A plausible implication is that hybrid architectures—combining explicit zone segmentation with deep cross-script embedding—could mitigate the failures of either approach alone.
6. Prospects and Future Directions
Ongoing research explores several enhancements:
- Hybrid approaches: Combining explicit, zone-segmented pipelines with latent embedding frameworks to recover from segmentation errors and exploit complementary strengths (Bhunia et al., 2017).
- Refined character mapping: Transitioning from majority-voted LUTs to context-sensitive or probabilistic alignment models.

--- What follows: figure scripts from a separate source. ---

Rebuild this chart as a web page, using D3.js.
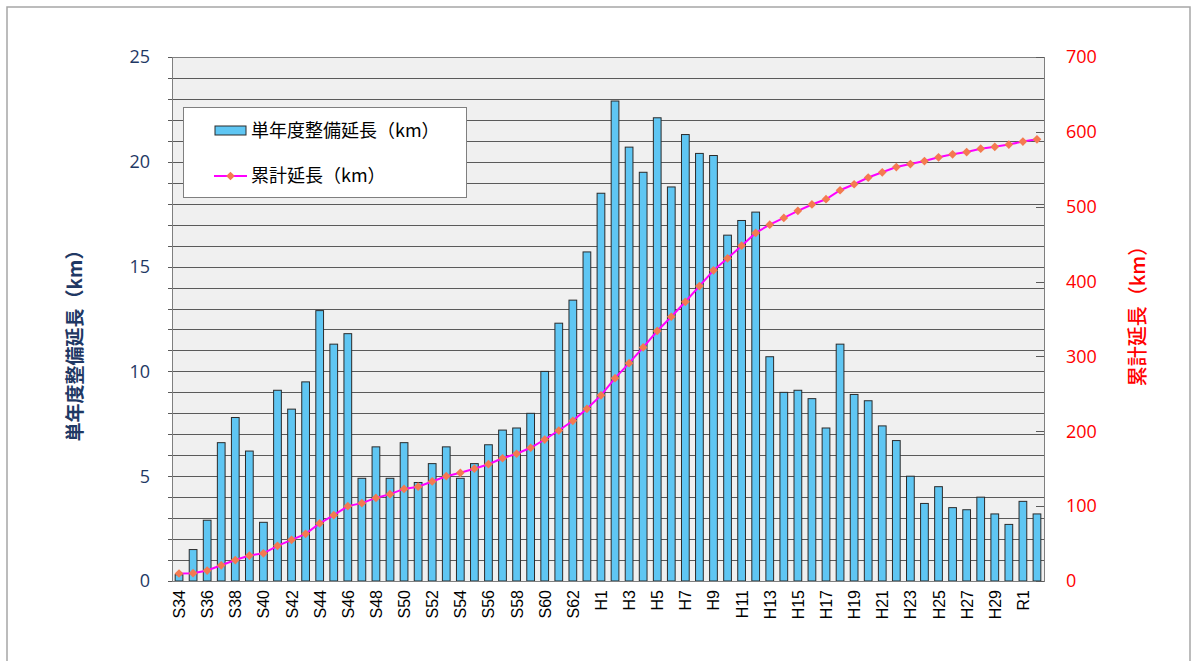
<!DOCTYPE html>
<html>
<head>
<meta charset="utf-8">
<script src="https://cdn.jsdelivr.net/npm/d3@7"></script>
<style>
  body { margin: 0; background: #fff; }
  svg { display: block; }
</style>
</head>
<body>
<div id="chart"></div>
<script>
// fiscal years S34..S63, H1..H30, R1, R2
const years = [];
for (let i = 34; i <= 63; i++) years.push("S" + i);
for (let i = 1; i <= 30; i++) years.push("H" + i);
years.push("R1", "R2");

// single-year length (km)
const yearly = [0.3, 1.5, 2.9, 6.6, 7.8, 6.2, 2.8, 9.1, 8.2, 9.5,
    12.9, 11.3, 11.8, 4.9, 6.4, 4.9, 6.6, 4.7, 5.6, 6.4,
    4.9, 5.6, 6.5, 7.2, 7.3, 8.0, 10.0, 12.3, 13.4, 15.7,
    18.5, 22.9, 20.7, 19.5, 22.1, 18.8, 21.3, 20.4, 20.3, 16.5,
    17.2, 17.6, 10.7, 9.0, 9.1, 8.7, 7.3, 11.3, 8.9, 8.6,
    7.4, 6.7, 5.0, 3.7, 4.5, 3.5, 3.4, 4.0, 3.2, 2.7,
    3.8, 3.2];

// cumulative length (km)
const cumulative = [10, 10.5, 14, 21, 28, 34, 37, 47, 55, 63,
    77, 88, 100, 104, 111, 116, 123, 126, 133, 140,
    144.5, 150, 156, 164, 170, 178, 189, 201, 214, 230,
    248, 271, 291, 312, 334, 353, 373, 394, 415, 431,
    448, 465, 476, 485, 494.5, 503, 510, 522, 530, 539,
    546, 553, 557, 561, 566, 570, 573, 577.5, 580, 583,
    587, 590];

const leftTicks = [0, 5, 10, 15, 20, 25];
const rightTicks = [0, 100, 200, 300, 400, 500, 600, 700];
const barLabel = "単年度整備延長（km）";
const lineLabel = "累計延長（km）";

const W = 1192, H = 661;
const plot = {left: 172, right: 1044, top: 57, bottom: 581};

const svg = d3.select("#chart").append("svg")
    .attr("width", W)
    .attr("height", H);

// outer frame
svg.append("rect")
    .attr("x", 7).attr("y", 7)
    .attr("width", 1183).attr("height", 670)
    .attr("fill", "none")
    .attr("stroke", "#a6a6a6")
    .attr("stroke-width", 1.5);

const x = d3.scaleBand()
    .domain(years)
    .range([plot.left, plot.right])
    .paddingInner(0.45)
    .paddingOuter(0.225);

const y = d3.scaleLinear().domain([0, 25]).range([plot.bottom, plot.top]);
const y2 = d3.scaleLinear().domain([0, 700]).range([plot.bottom, plot.top]);

// plot background
svg.append("rect")
    .attr("x", plot.left).attr("y", plot.top)
    .attr("width", plot.right - plot.left)
    .attr("height", plot.bottom - plot.top)
    .attr("fill", "#f0f0f0");

// gridlines every 1 km
svg.append("g")
    .selectAll("line")
    .data(d3.range(0, 26))
    .join("line")
    .attr("x1", plot.left - 4)
    .attr("x2", plot.right)
    .attr("y1", d => Math.round(y(d)) + 0.5)
    .attr("y2", d => Math.round(y(d)) + 0.5)
    .attr("stroke", "#5a5a5a")
    .attr("stroke-width", 1);

// bars
svg.append("g")
    .selectAll("rect")
    .data(yearly)
    .join("rect")
    .attr("x", (d, i) => x(years[i]))
    .attr("y", d => y(d))
    .attr("width", x.bandwidth())
    .attr("height", d => y(0) - y(d))
    .attr("fill", "#5fc6f3")
    .attr("stroke", "#2b2b2b")
    .attr("stroke-width", 1);

// plot border
svg.append("rect")
    .attr("x", plot.left + 0.5).attr("y", plot.top + 0.5)
    .attr("width", plot.right - plot.left)
    .attr("height", plot.bottom - plot.top)
    .attr("fill", "none")
    .attr("stroke", "#7f7f7f")
    .attr("stroke-width", 1);

// right axis inner ticks
svg.append("g")
    .selectAll("line")
    .data(rightTicks)
    .join("line")
    .attr("x1", plot.right - 8)
    .attr("x2", plot.right)
    .attr("y1", d => Math.round(y2(d)) + 0.5)
    .attr("y2", d => Math.round(y2(d)) + 0.5)
    .attr("stroke", "#5a5a5a");

// cumulative line
const cx = i => x(years[i]) + x.bandwidth() / 2;
const marker = d3.symbol(d3.symbolSquare, 38);
svg.append("path")
    .datum(cumulative)
    .attr("fill", "none")
    .attr("stroke", "#ff00ff")
    .attr("stroke-width", 2)
    .attr("d", d3.line().x((d, i) => cx(i)).y(d => y2(d)));

svg.append("g")
    .selectAll("path")
    .data(cumulative)
    .join("path")
    .attr("transform", (d, i) => `translate(${cx(i)},${y2(d)}) rotate(45)`)
    .attr("d", marker)
    .attr("fill", "#f47a50");

// left axis labels
svg.append("g")
    .selectAll("text")
    .data(leftTicks)
    .join("text")
    .attr("x", 150)
    .attr("y", d => y(d))
    .attr("dy", "0.35em")
    .attr("text-anchor", "end")
    .attr("font-family", "'Open Sans', sans-serif")
    .attr("font-size", 18)
    .attr("fill", "#1f3864")
    .text(d => d);

// right axis labels
svg.append("g")
    .selectAll("text")
    .data(rightTicks)
    .join("text")
    .attr("x", 1066)
    .attr("y", d => y2(d))
    .attr("dy", "0.35em")
    .attr("text-anchor", "start")
    .attr("font-family", "'Open Sans', sans-serif")
    .attr("font-size", 18)
    .attr("fill", "#ff0000")
    .text(d => d);

// x labels, every other year
svg.append("g")
    .selectAll("text")
    .data(years.filter((d, i) => i % 2 === 0))
    .join("text")
    .attr("transform", d => `translate(${x(d) + x.bandwidth() / 2 + 6},590) rotate(-90)`)
    .attr("text-anchor", "end")
    .attr("font-family", "'Liberation Sans', Arial, sans-serif")
    .attr("font-size", 16)
    .attr("fill", "#000")
    .text(d => d);

// axis titles
svg.append("text")
    .attr("transform", "translate(82,341) rotate(-90)")
    .attr("text-anchor", "middle")
    .attr("font-family", "'Noto Sans CJK JP', sans-serif")
    .attr("font-weight", "bold")
    .attr("font-size", 19)
    .attr("fill", "#1f3864")
    .text(barLabel);

svg.append("text")
    .attr("transform", "translate(1145,311) rotate(-90)")
    .attr("text-anchor", "middle")
    .attr("font-family", "'Noto Sans CJK JP', sans-serif")
    .attr("font-weight", 500)
    .attr("font-size", 20)
    .attr("fill", "#ff0000")
    .text(lineLabel);

// legend
const legend = svg.append("g");
legend.append("rect")
    .attr("x", 183.5).attr("y", 107.5)
    .attr("width", 283).attr("height", 90)
    .attr("fill", "#fff")
    .attr("stroke", "#7f7f7f");
legend.append("rect")
    .attr("x", 215).attr("y", 126)
    .attr("width", 31).attr("height", 9)
    .attr("fill", "#5fc6f3")
    .attr("stroke", "#2b2b2b");
legend.append("text")
    .attr("x", 251).attr("y", 131)
    .attr("dy", "0.35em")
    .attr("font-family", "'Noto Sans CJK JP', sans-serif")
    .attr("font-size", 18)
    .text(barLabel);
legend.append("line")
    .attr("x1", 214).attr("x2", 247)
    .attr("y1", 176).attr("y2", 176)
    .attr("stroke", "#ff00ff")
    .attr("stroke-width", 2);
legend.append("path")
    .attr("transform", "translate(230.5,176) rotate(45)")
    .attr("d", marker)
    .attr("fill", "#f47a50");
legend.append("text")
    .attr("x", 251).attr("y", 176)
    .attr("dy", "0.35em")
    .attr("font-family", "'Noto Sans CJK JP', sans-serif")
    .attr("font-size", 18)
    .text(lineLabel);
</script>
</body>
</html>
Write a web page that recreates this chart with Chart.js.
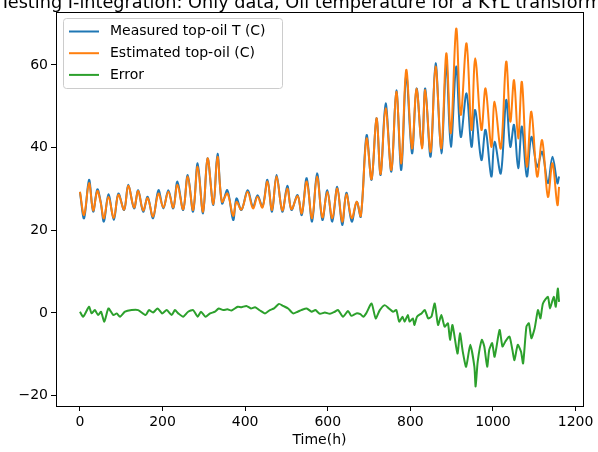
<!DOCTYPE html>
<html>
<head>
<meta charset="utf-8">
<script src="https://cdn.jsdelivr.net/npm/chart.js@4"></script>
<style>
  body { margin: 0; background: #fff; }
  #wrap { width: 598px; height: 452px; }
</style>
</head>
<body>
<div id="wrap"><canvas id="oil-chart" width="598" height="452"></canvas></div>
<script>
const titleText = 'Testing I-integration: Only data, Oil temperature for a KYL transformer';
const seriesNames = ['Measured top-oil T (C)', 'Estimated top-oil (C)', 'Error'];
const seriesColors = ['#1f77b4', '#ff7f0e', '#2ca02c'];

// hours of the daily peaks / troughs
const hours = [0, 10, 22, 32, 42, 50, 58, 69, 82, 93, 107, 117, 131, 141, 153, 164, 177, 190, 202, 214,
  226, 236, 250, 261, 274, 285, 298, 309, 323, 333, 344, 357, 371, 379, 391, 406, 419, 430, 442, 454,
  465, 476, 490, 502, 512, 527, 537, 549, 562, 574, 587, 599, 611, 623, 635, 645, 658, 670, 680, 694,
  706, 718, 728, 740, 754, 766, 778, 790, 804, 815, 828, 836, 849, 861, 875, 887, 898, 911, 922, 936,
  948, 957, 972, 982, 996, 1004, 1019, 1032, 1042, 1051, 1061, 1070, 1082, 1093, 1107, 1119, 1133, 1144, 1156, 1160];

const measured = [29.3, 22.9, 32.2, 24.5, 29.9, 27.0, 22.1, 28.7, 22.5, 28.9, 24.9, 31.0, 25.3, 29.7, 24.5, 28.1, 22.9, 29.7, 25.3, 29.7,
  25.3, 31.8, 24.9, 33.4, 24.5, 36.2, 24.1, 37.4, 26.1, 38.5, 26.5, 29.7, 22.5, 27.7, 24.9, 29.7, 25.7, 28.5, 25.7, 32.2,
  24.5, 33.4, 24.5, 30.8, 24.9, 28.5, 23.7, 32.6, 22.1, 33.8, 22.5, 29.7, 22.1, 30.5, 21.3, 29.1, 22.1, 26.9, 23.3, 43.0,
  32.2, 47.1, 33.4, 50.7, 34.2, 53.9, 34.6, 57.5, 38.6, 54.3, 40.0, 54.3, 37.8, 60.4, 38.6, 60.1, 40.2, 59.6, 42.6, 53.1,
  40.2, 49.1, 37.0, 44.3, 33.0, 41.4, 33.8, 51.5, 40.2, 45.5, 35.0, 45.1, 33.0, 42.6, 35.4, 39.0, 31.4, 37.8, 31.4, 33.0];

const estimated = [29.3, 23.7, 31.4, 24.8, 29.5, 26.8, 22.9, 28.1, 23.0, 28.6, 25.0, 30.8, 25.5, 29.5, 24.8, 27.8, 23.3, 28.9, 25.5, 29.3,
  25.5, 31.0, 25.1, 33.0, 24.9, 35.4, 24.5, 37.4, 26.3, 37.8, 26.9, 28.9, 23.5, 26.9, 25.0, 29.3, 25.3, 28.1, 25.5, 31.8,
  24.9, 33.0, 24.8, 30.1, 25.1, 28.3, 24.1, 31.8, 22.9, 33.0, 23.1, 29.3, 22.9, 30.1, 22.1, 28.7, 22.9, 26.9, 23.5, 42.2,
  32.4, 47.1, 33.6, 49.5, 34.6, 53.5, 36.2, 58.8, 39.8, 54.3, 39.8, 53.9, 39.0, 59.6, 39.8, 62.8, 43.5, 68.8, 47.9, 65.2,
  44.3, 61.6, 44.3, 54.3, 40.2, 51.1, 39.8, 60.8, 46.3, 56.3, 42.2, 55.9, 35.4, 48.7, 33.0, 41.8, 28.1, 36.2, 26.1, 30.5];

const errHours = [0, 8, 22, 28, 36, 44, 51, 59, 69, 81, 89, 97, 109, 125, 141, 159, 167, 177, 188, 199,
  210, 222, 230, 238, 250, 262, 274, 285, 293, 304, 315, 327, 336, 347, 357, 367, 382, 391, 403, 414,
  424, 436, 448, 460, 470, 482, 492, 504, 516, 527, 536, 549, 561, 570, 581, 593, 605, 617, 625, 637,
  649, 657, 669, 679, 686, 693, 706, 716, 726, 738, 748, 758, 766, 773, 781, 786, 794, 798, 806, 810,
  816, 827, 835, 843, 851, 859, 867, 875, 883, 891, 896, 902, 914, 920, 927, 935, 945, 955, 958, 963,
  973, 979, 986, 991, 998, 1004, 1016, 1023, 1030, 1040, 1047, 1052, 1060, 1068, 1073, 1081, 1087, 1093, 1101, 1109,
  1115, 1121, 1133, 1138, 1147, 1152, 1157, 1160];

const errValues = [0.3, -0.9, 1.5, -0.1, 0.7, -0.5, 0.3, -2.1, 1.1, -0.5, -0.1, -0.9, 0.3, 0.7, 0.7, -0.5, 0.7, 0.1, 1.1, -0.1,
  0.7, -0.5, 0.7, -0.1, -0.9, 0.3, 0.7, -0.9, 0.3, -0.9, -0.1, 0.3, 1.1, 0.7, 0.9, 0.6, 1.5, 1.4, 1.7, 1.1,
  1.4, 0.6, -0.1, 0.7, 1.1, 2.2, 1.7, 1.1, -0.1, 0.3, 0.7, 1.1, 0.3, 0.7, -0.2, 0.1, -0.2, 0.3, 0.7, -0.9,
  0.5, -0.7, -0.1, -0.3, -0.9, -0.1, 2.3, -1.3, 0.7, 1.9, 1.1, 0.3, 0.7, -2.1, -0.9, -2.1, -0.5, -2.1, -1.3, -2.9,
  -0.9, -0.1, 0.7, -1.3, -0.9, 2.3, -2.9, -0.5, -3.3, -2.5, -6.5, -2.9, -9.8, -4.9, -9.4, -13.0, -7.7, -13.0, -17.8, -11.8,
  -6.5, -8.1, -13.0, -8.9, -7.3, -10.6, -4.1, -8.1, -6.9, -5.7, -8.9, -11.4, -7.7, -9.4, -12.2, -3.3, -2.5, -6.1, -3.7, 0.7,
  -1.3, 2.3, 3.9, 1.1, 3.9, 1.5, 5.9, 2.7];

const xTicks = [0, 200, 400, 600, 800, 1000, 1200];
const yTicks = [-20, 0, 20, 40, 60];

function toPoints(xs, ys) {
  return xs.map((x, i) => ({ x: x, y: ys[i] }));
}

function fmtTick(v) {
  return v < 0 ? '\u2212' + Math.abs(v) : String(v);
}

// top/right spines, cut-off title and matplotlib-like legend
const mplDecor = {
  id: 'mplDecor',
  afterDatasetsDraw(chart) {
    const c = chart.ctx;
    const a = chart.chartArea;
    c.save();
    c.strokeStyle = '#000';
    c.lineWidth = 1;
    c.strokeRect(Math.round(a.left) + 0.5, Math.round(a.top) + 0.5, Math.round(a.right - a.left), Math.round(a.bottom - a.top));

    // legend box
    const bx = 63.5, by = 18.5, bw = 219, bh = 70;
    c.beginPath();
    c.roundRect(bx, by, bw, bh, 3);
    c.fillStyle = 'rgba(255,255,255,0.8)';
    c.fill();
    c.strokeStyle = '#cccccc';
    c.stroke();
    c.font = '14px "DejaVu Sans"';
    c.textBaseline = 'middle';
    c.fillStyle = '#000';
    seriesNames.forEach((name, i) => {
      const y = 31.5 + i * 21.7;
      c.beginPath();
      c.moveTo(69, y);
      c.lineTo(99, y);
      c.strokeStyle = seriesColors[i];
      c.lineWidth = 2;
      c.stroke();
      c.fillText(name, 110, y);
    });

    // title is wider than the canvas, so both ends get cut
    c.font = '17.7px "DejaVu Sans"';
    c.textAlign = 'center';
    c.textBaseline = 'alphabetic';
    c.fillText(titleText, 310, 8);
    c.restore();
  }
};

const axisGrid = { display: true, drawOnChartArea: false, drawTicks: true, tickLength: 5, color: '#000', tickWidth: 1 };

const ctx = document.getElementById('oil-chart').getContext('2d');

const config = {
  type: 'line',
  data: {
    datasets: [
      {
        label: seriesNames[0],
        data: toPoints(hours, measured),
        borderColor: seriesColors[0],
        borderWidth: 2,
        pointRadius: 0,
        tension: 0.35,
        order: 1
      },
      {
        label: seriesNames[1],
        data: toPoints(hours, estimated),
        borderColor: seriesColors[1],
        borderWidth: 2,
        pointRadius: 0,
        tension: 0.35,
        order: 0
      },
      {
        label: seriesNames[2],
        data: toPoints(errHours, errValues),
        borderColor: seriesColors[2],
        borderWidth: 2,
        pointRadius: 0,
        tension: 0.2,
        order: 2
      }
    ]
  },
  options: {
    responsive: false,
    animation: false,
    layout: { padding: { top: 12, right: 15, left: 0, bottom: 0 } },
    scales: {
      x: {
        type: 'linear',
        min: -58,
        max: 1218,
        afterBuildTicks: s => { s.ticks = xTicks.map(v => ({ value: v })); },
        afterFit: s => { s.height = 46; },
        ticks: { color: '#000', padding: 3, maxRotation: 0, font: { family: 'DejaVu Sans', size: 14 }, callback: fmtTick },
        grid: axisGrid,
        border: { display: true, color: '#000', width: 1 },
        title: { display: true, text: 'Time(h)', color: '#000', padding: { top: 0, bottom: 3 }, font: { family: 'DejaVu Sans', size: 14 } }
      },
      y: {
        min: -22.5,
        max: 72.8,
        afterBuildTicks: s => { s.ticks = yTicks.map(v => ({ value: v })); },
        afterFit: s => { s.width = 56; },
        ticks: { color: '#000', padding: 3, font: { family: 'DejaVu Sans', size: 14 }, callback: fmtTick },
        grid: axisGrid,
        border: { display: true, color: '#000', width: 1 }
      }
    },
    plugins: {
      legend: { display: false },
      tooltip: { enabled: false }
    }
  },
  plugins: [mplDecor]
};

const oilChart = new Chart(ctx, config);
</script>
</body>
</html>
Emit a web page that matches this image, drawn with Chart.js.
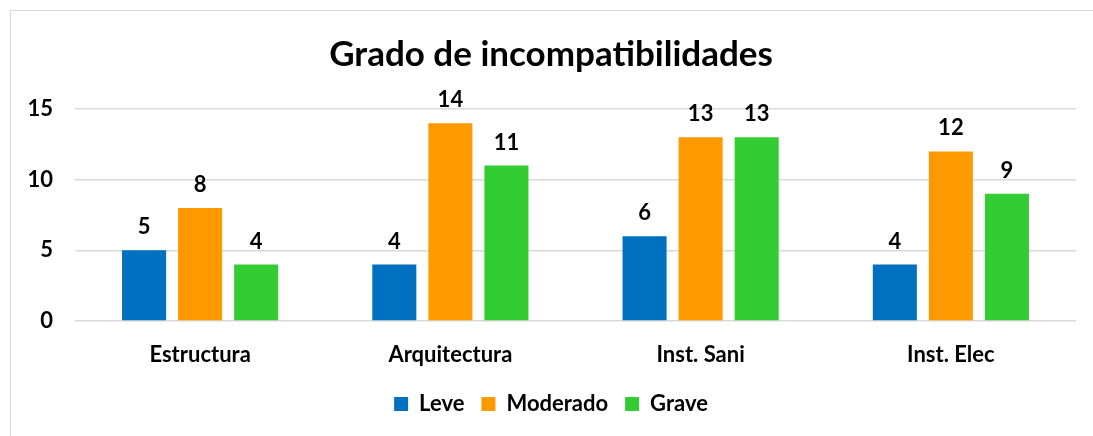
<!DOCTYPE html>
<html>
<head>
<meta charset="utf-8">
<script src="https://cdn.jsdelivr.net/npm/chart.js@4"></script>
<style>
  html, body { margin: 0; padding: 0; background: #fff; overflow: hidden; }
  #frame { position: absolute; left: 10px; top: 10px; width: 1100px; height: 440px; border: 1px solid #d9d9d9; }
  #wrap { position: absolute; left: 0; top: 0; width: 1093px; height: 436px; }
</style>
</head>
<body>
<div id="frame"></div>
<div id="wrap"><canvas id="chart"></canvas></div>
<script>
const categories = ['Estructura', 'Arquitectura', 'Inst. Sani', 'Inst. Elec'];
const leve = [5, 4, 6, 4];
const moderado = [8, 14, 13, 12];
const grave = [4, 11, 13, 9];
const yTicks = [0, 5, 10, 15];

const FONT = 'Lato, "Open Sans", sans-serif';
Chart.defaults.font.family = FONT;
Chart.defaults.font.weight = 'bold';
Chart.defaults.color = '#000';

// values above the bars
const barLabels = {
    id: 'barLabels',
    afterDatasetsDraw(chart) {
        const ctx = chart.ctx;
        ctx.save();
        ctx.font = 'bold 22px ' + FONT;
        ctx.fillStyle = '#000';
        ctx.textAlign = 'center';
        ctx.textBaseline = 'middle';
        chart.data.datasets.forEach((ds, i) => {
            chart.getDatasetMeta(i).data.forEach((bar, j) => {
                ctx.fillText(ds.data[j], bar.x, bar.y - 23);
            });
        });
        ctx.restore();
    }
};

new Chart(document.getElementById('chart').getContext('2d'), {
    type: 'bar',
    data: {
        labels: categories,
        datasets: [
            {label: 'Leve', data: leve, backgroundColor: '#0070C0'},
            {label: 'Moderado', data: moderado, backgroundColor: '#FF9900'},
            {label: 'Grave', data: grave, backgroundColor: '#33CC33'},
        ],
    },
    options: {
        responsive: true,
        maintainAspectRatio: false,
        animation: false,
        categoryPercentage: 0.672,
        barPercentage: 0.786,
        layout: {padding: {top: 10, right: 17, left: 26, bottom: 11}},
        plugins: {
            title: {
                display: true,
                text: 'Grado de incompatibilidades',
                font: {size: 35, weight: 'bold'},
                color: '#000',
                padding: {top: 24, bottom: 33},
            },
            legend: {
                position: 'bottom',
                labels: {
                    boxWidth: 14,
                    boxHeight: 14,
                    padding: 17,
                    font: {size: 22, weight: 'bold'},
                },
            },
            tooltip: {enabled: false},
        },
        scales: {
            x: {
                grid: {display: false, drawTicks: false},
                border: {display: false},
                ticks: {font: {size: 22, weight: 'bold'}, padding: 21},
                afterFit: s => { s.height = 55; },
            },
            y: {
                min: 0,
                max: 15,
                grid: {color: '#d9d9d9', lineWidth: 1.5, drawTicks: false},
                border: {display: false},
                afterBuildTicks: s => { s.ticks = yTicks.map(v => ({value: v})); },
                ticks: {font: {size: 22, weight: 'bold'}, padding: 22},
                afterFit: s => { s.width = 49; },
            },
        },
    },
    plugins: [barLabels],
});
</script>
</body>
</html>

- Extension to additional scripts: Incorporating Oriya, Assamese, Tamil, Arabic; leveraging multi-source fusion (training on several related scripts).
- Deep feature adaptation: Developing language-agnostic visual embeddings through self-supervised or semi-supervised learning, minimizing reliance on annotated examples (Chen et al., 16 Jan 2026).
- Hardware-aware deployment: Quantization and neuromorphic acceleration enable orders-of-magnitude efficiency improvements, facilitating archival and field applications where large VLLMs are impractical.
Continued empirical evaluation on diverse, real-world datasets—particularly for low-resource and rare scripts—remains essential for robust cross-script handwriting retrieval. Future frameworks should address fine-grained script structure, semantic bridging, and scalable deployment across heterogeneous archives.